The problem of designing an accurate and reliable control for an Autonomous Underwater Vehicle (AUV), which is being subjected to environmental disturbances as well as configuration related changes, is critical in order to accomplish a successful mission. Any real-world problem solving system must deal with the issue of uncertainty, since the system's knowledge of the world is always incomplete, imprecise, and uncertain. This situation is aggravated for an AUV, due to the complex oceanic environment, and the inevitable noise of the sensory system.

Some major facts that contribute to the difficulty of the underwater vehicle control are:

• the dynamic behavior of the vehicle is highly nonlinear,

• hydrodynamic coefficients cannot be easily obtained, hence making up uncertainties in the model knowledge,

• the vehicle main body can be disturbed due to the ocean currents and vehicle motion. Therefore, it is difficult to obtain high performance by using the conventional control strategies. The control system should be able to learn and adapt itself to the changes in the dynamics of the vehicle and its environment.

Many control methods have been proposed by researchers during the last decade, and there still exists a trend towards finding a better control law to achieve exponential stability while accounting for environmental changes and vehicle uncertainties. Focusing on the low level motion control of AUVs, most of the proposed control schemes take into account the uncertainty in the model by resorting to an adaptive strategy ((Corradini & Orlando, 1997), (Fossen & Sagatun, 1991a) and (Narasimhan & Singh, 2006)), or a robust approach ((Marco & Healey, 2001) and (Healey & Lienard, 1993)). In (Healey & Lienard, 1993) an estimation of the dynamic parameters of the vehicle NPS AUV Phoenix is also provided. Other relevant works on the adaptive and robust control of underwater vehicles are (Cristi & Healey, 1989), and (Cristi et al., 1990). (Leonard & Krishnaprasad, 1994) considers the control of an AUV in the event of an actuator failure. Experimental results on underwater vehicle control have been addressed by many researchers (e.g. see (Antonelli et al., 1999), (Antonelli et al., 2001), and (Zhao & Yuh, 2005)). An overview of control techniques for AUVs is reported in (Fossen, 1994).
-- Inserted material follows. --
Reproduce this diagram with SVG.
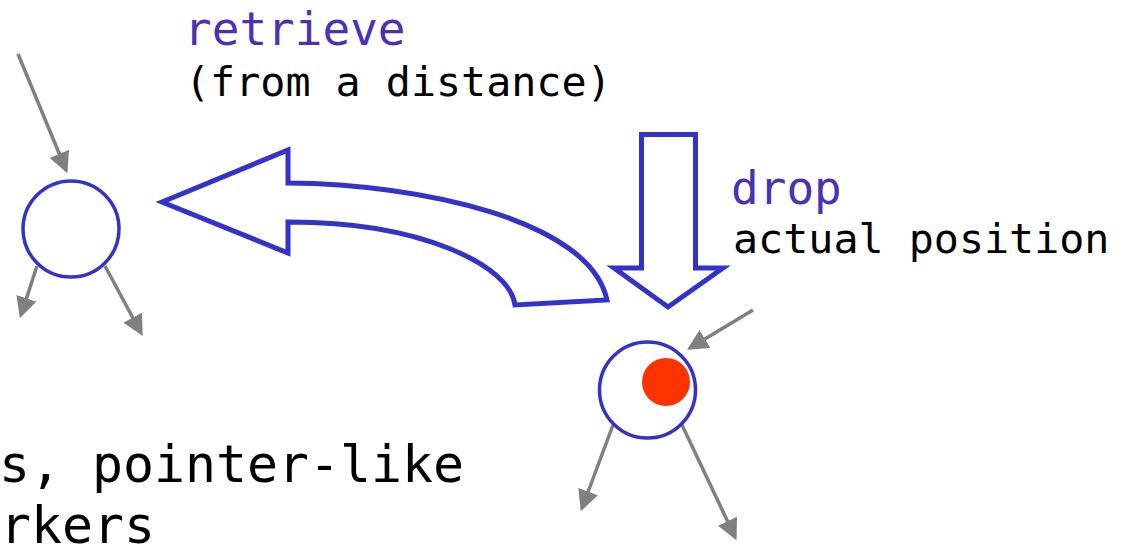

The aim of this chapter is to design a control system that would achieve perfect tracking for all configuration variables (e.g. sway and yaw motions) for any desired trajectory. To this end, we present the application of nonlinear control methods to an AUV that would lead to a successful uncertainty management, while accounting for the effect of saturation: an unwanted implementation problem which is seldom addressed by researchers. Three control methods are presented and applied to a two-dimensional model of an AUV, and their capabilities to cope with the issues of parameter uncertainties and environmental disturbances are studied and compared. The considered model is a nonlinear multi-input multi-output (MIMO) system, therefore we intend to shed a light on the complexities encountered when dealing with such systems. This model also serves as an example, and helps clarify the application of the given methods. All the methods presented, guarantee perfect tracking for all configuration variables of the system. The performance of the presented methods, are compared via simulation studies.

We begin by designing a control law using the computed torque control method. Although simple in design, the stability achieved by this method is sensitive to parameter variations and noise of the sensory system. Moreover, the maximum amount of disturbance waves that can be conquered by this method is somewhat lower relative to the other methods given here. Next we present the adaptive approach to computed torque control method. It will be shown that this method can withstand much higher values of disturbance waves and remain stable. Furthermore, parameter variations are compensated through an adaptation law. The third method presented, is the suction control method in which we employ the concepts of sliding surfaces, and boundary layers. This method, being robust in nature, achieves an optimal trade-off between control bandwidth and tracking precision. Compared to the computed torque control method, this method has improved performance with a more tractable controller design. Finally, the effect of saturation is studied through a novel approach, by considering the desired trajectory. A condition is derived under which saturation will not occur. The chapter will be closed by proposing topics for further research.